» **TASK PROMPT**
Collect every line below that contains the word "draw".

» **DATASET EXCERPT**
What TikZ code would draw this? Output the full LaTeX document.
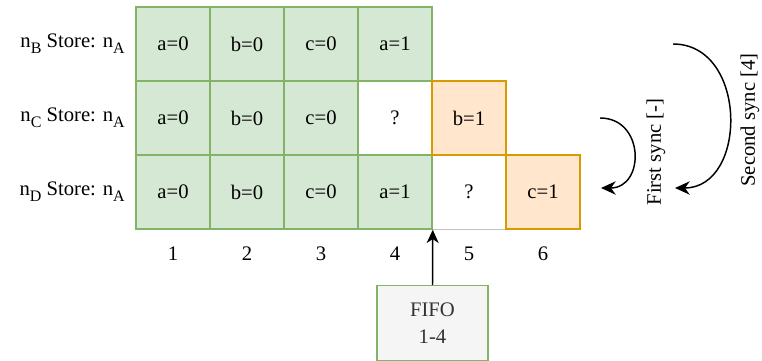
\documentclass[tikz,border=0pt]{standalone}
\usepackage{fontspec}
\setmainfont{Liberation Serif}
\usetikzlibrary{arrows.meta}
\definecolor{gfill}{HTML}{D5E8D4}
\definecolor{gline}{HTML}{82B366}
\definecolor{ofill}{HTML}{FFE6CC}
\definecolor{oline}{HTML}{D79B00}
\definecolor{bfill}{HTML}{F5F5F5}
\definecolor{btext}{HTML}{333333}
\definecolor{gray line}{HTML}{C0C0C0}
\newcommand\lowsub[1]{\raisebox{-4.5pt}{\fontsize{12}{12}\selectfont #1}}
\begin{document}
\begin{tikzpicture}[x=0.75pt,y=-0.75pt,
  font=\fontsize{15.5}{18.6}\selectfont,
  cell/.style={minimum width=55.5pt, minimum height=55.5pt, inner sep=0pt, line width=1.1pt},
  gcell/.style={cell, draw=gline, fill=gfill},
  ocell/.style={cell, draw=oline, fill=ofill},
  ecell/.style={cell},
  rowlabel/.style={anchor=east, inner sep=0pt},
  colnum/.style={inner sep=0pt},
  sync/.style={line width=1.1pt, -{Stealth[length=11pt,width=10pt,inset=3.5pt]}},
  synclabel/.style={rotate=90, inner sep=0pt}
]
\useasboundingbox (0,0) rectangle (762,360);
% empty cells
\node[ecell] (c24) at (395,118) {?};
\node[ecell] (c35) at (469,192) {?};
\draw[gray line, line width=1.1pt] (c35.south west) -- (c35.south east);
% green cells
\node[gcell] (c11) at (173,44) {a=0};
\node[gcell] (c12) at (247,44) {b=0};
\node[gcell] (c13) at (321,44) {c=0};
\node[gcell] (c14) at (395,44) {a=1};
\node[gcell] (c21) at (173,118) {a=0};
\node[gcell] (c22) at (247,118) {b=0};
\node[gcell] (c23) at (321,118) {c=0};
\node[gcell] (c31) at (173,192) {a=0};
\node[gcell] (c32) at (247,192) {b=0};
\node[gcell] (c33) at (321,192) {c=0};
\node[gcell] (c34) at (395,192) {a=1};
\draw[gline, line width=1.1pt] (c24.north west) -- (c24.south west) (c24.north west) -- (c24.north east) (c24.south west) -- (c24.south east);
% orange cells
\node[ocell] (c25) at (469,118) {b=1};
\node[ocell] (c36) at (543,192) {c=1};
% row labels
\node[rowlabel] (l1) at (125,44) {n\lowsub{B} Store: n\lowsub{A}};
\node[rowlabel] (l2) at (125,118) {n\lowsub{C} Store: n\lowsub{A}};
\node[rowlabel] (l3) at (125,192) {n\lowsub{D} Store: n\lowsub{A}};
% column numbers
\node[colnum] (n1) at (173,254) {1};
\node[colnum] (n2) at (247,254) {2};
\node[colnum] (n3) at (321,254) {3};
\node[colnum] (n4) at (395,254) {4};
\node[colnum] (n5) at (469,254) {5};
\node[colnum] (n6) at (543,254) {6};
% FIFO
\node[draw=gline, fill=bfill, text=btext, line width=1.1pt, minimum width=83pt, minimum height=56pt, align=center, anchor=north, inner sep=0pt] (fifo) at (432.5,285) {FIFO\\[2pt]1-4};
\coordinate (fifoend) at (c34.south east);
\draw[line width=1.1pt, -{Stealth[length=10pt,width=9pt,inset=3pt]}] (fifo.north) -- (fifoend);
% sync arrows
\coordinate (s1a) at (600,118);
\coordinate (s1b) at (601,188);
\coordinate (s2a) at (673,44);
\coordinate (s2b) at (675,188);
\draw[sync] (s1a) .. controls (645,118) and (645,188) .. (s1b);
\draw[sync] (s2a) .. controls (748,44) and (748,188) .. (s2b);
\node[synclabel] (t1) at (656,152) {First sync [-]};
\node[synclabel] (t2) at (750,120) {Second sync [4]};
\end{tikzpicture}
\end{document}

» **THE REPLY**
What TikZ code would draw this? Output the full LaTeX document.
  gcell/.style={cell, draw=gline, fill=gfill},
  ocell/.style={cell, draw=oline, fill=ofill},
\draw[gray line, line width=1.1pt] (c35.south west) -- (c35.south east);
\draw[gline, line width=1.1pt] (c24.north west) -- (c24.south west) (c24.north west) -- (c24.north east) (c24.south west) -- (c24.south east);
\node[draw=gline, fill=bfill, text=btext, line width=1.1pt, minimum width=83pt, minimum height=56pt, align=center, anchor=north, inner sep=0pt] (fifo) at (432.5,285) {FIFO\\[2pt]1-4};
\draw[line width=1.1pt, -{Stealth[length=10pt,width=9pt,inset=3pt]}] (fifo.north) -- (fifoend);
\draw[sync] (s1a) .. controls (645,118) and (645,188) .. (s1b);
\draw[sync] (s2a) .. controls (748,44) and (748,188) .. (s2b);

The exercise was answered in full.